- _Collected material_

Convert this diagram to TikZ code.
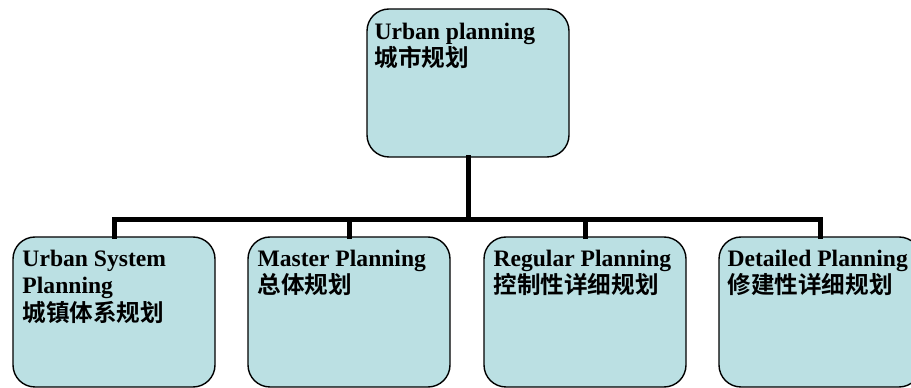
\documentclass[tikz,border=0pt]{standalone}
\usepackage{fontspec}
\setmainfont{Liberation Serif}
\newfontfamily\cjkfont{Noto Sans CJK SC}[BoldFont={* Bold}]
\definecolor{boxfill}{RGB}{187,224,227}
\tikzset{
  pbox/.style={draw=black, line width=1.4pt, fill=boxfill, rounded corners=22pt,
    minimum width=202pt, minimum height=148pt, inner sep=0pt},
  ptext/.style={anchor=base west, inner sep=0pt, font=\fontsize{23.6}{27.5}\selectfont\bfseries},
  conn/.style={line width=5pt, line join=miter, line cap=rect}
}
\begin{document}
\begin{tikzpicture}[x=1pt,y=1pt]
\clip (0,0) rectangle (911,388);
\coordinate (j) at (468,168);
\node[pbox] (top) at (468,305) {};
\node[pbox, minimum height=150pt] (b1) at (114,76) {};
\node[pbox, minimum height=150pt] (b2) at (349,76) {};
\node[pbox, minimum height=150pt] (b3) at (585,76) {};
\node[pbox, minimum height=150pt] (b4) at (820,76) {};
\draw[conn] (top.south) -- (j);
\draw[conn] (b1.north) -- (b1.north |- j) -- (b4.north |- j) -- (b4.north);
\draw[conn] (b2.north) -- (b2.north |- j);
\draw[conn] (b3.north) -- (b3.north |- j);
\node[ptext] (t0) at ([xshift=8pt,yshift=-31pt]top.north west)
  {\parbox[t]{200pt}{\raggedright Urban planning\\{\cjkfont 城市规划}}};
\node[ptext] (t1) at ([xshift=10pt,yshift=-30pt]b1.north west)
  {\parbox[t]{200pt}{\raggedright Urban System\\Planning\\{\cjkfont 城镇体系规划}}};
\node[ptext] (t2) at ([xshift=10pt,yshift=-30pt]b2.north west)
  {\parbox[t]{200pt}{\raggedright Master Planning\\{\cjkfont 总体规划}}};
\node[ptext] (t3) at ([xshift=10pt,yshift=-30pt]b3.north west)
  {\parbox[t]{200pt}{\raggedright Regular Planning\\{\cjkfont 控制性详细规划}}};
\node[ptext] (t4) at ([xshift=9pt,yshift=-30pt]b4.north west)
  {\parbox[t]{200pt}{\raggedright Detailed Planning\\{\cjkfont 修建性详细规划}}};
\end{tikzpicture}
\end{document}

- _Written request_
Take the listing and print it again exactly, but without any pictures.

- _Exercise output_
Convert this diagram to TikZ code.
\documentclass[tikz,border=0pt]{standalone}
\usepackage{fontspec}
\setmainfont{Liberation Serif}
\newfontfamily\cjkfont{Noto Sans CJK SC}[BoldFont={* Bold}]
\definecolor{boxfill}{RGB}{187,224,227}
\tikzset{
  pbox/.style={draw=black, line width=1.4pt, fill=boxfill, rounded corners=22pt,
    minimum width=202pt, minimum height=148pt, inner sep=0pt},
  ptext/.style={anchor=base west, inner sep=0pt, font=\fontsize{23.6}{27.5}\selectfont\bfseries},
  conn/.style={line width=5pt, line join=miter, line cap=rect}
}
\begin{document}
\begin{tikzpicture}[x=1pt,y=1pt]
\clip (0,0) rectangle (911,388);
\coordinate (j) at (468,168);
\node[pbox] (top) at (468,305) {};
\node[pbox, minimum height=150pt] (b1) at (114,76) {};
\node[pbox, minimum height=150pt] (b2) at (349,76) {};
\node[pbox, minimum height=150pt] (b3) at (585,76) {};
\node[pbox, minimum height=150pt] (b4) at (820,76) {};
\draw[conn] (top.south) -- (j);
\draw[conn] (b1.north) -- (b1.north |- j) -- (b4.north |- j) -- (b4.north);
\draw[conn] (b2.north) -- (b2.north |- j);
\draw[conn] (b3.north) -- (b3.north |- j);
\node[ptext] (t0) at ([xshift=8pt,yshift=-31pt]top.north west)
  {\parbox[t]{200pt}{\raggedright Urban planning\\{\cjkfont 城市规划}}};
\node[ptext] (t1) at ([xshift=10pt,yshift=-30pt]b1.north west)
  {\parbox[t]{200pt}{\raggedright Urban System\\Planning\\{\cjkfont 城镇体系规划}}};
\node[ptext] (t2) at ([xshift=10pt,yshift=-30pt]b2.north west)
  {\parbox[t]{200pt}{\raggedright Master Planning\\{\cjkfont 总体规划}}};
\node[ptext] (t3) at ([xshift=10pt,yshift=-30pt]b3.north west)
  {\parbox[t]{200pt}{\raggedright Regular Planning\\{\cjkfont 控制性详细规划}}};
\node[ptext] (t4) at ([xshift=9pt,yshift=-30pt]b4.north west)
  {\parbox[t]{200pt}{\raggedright Detailed Planning\\{\cjkfont 修建性详细规划}}};
\end{tikzpicture}
\end{document}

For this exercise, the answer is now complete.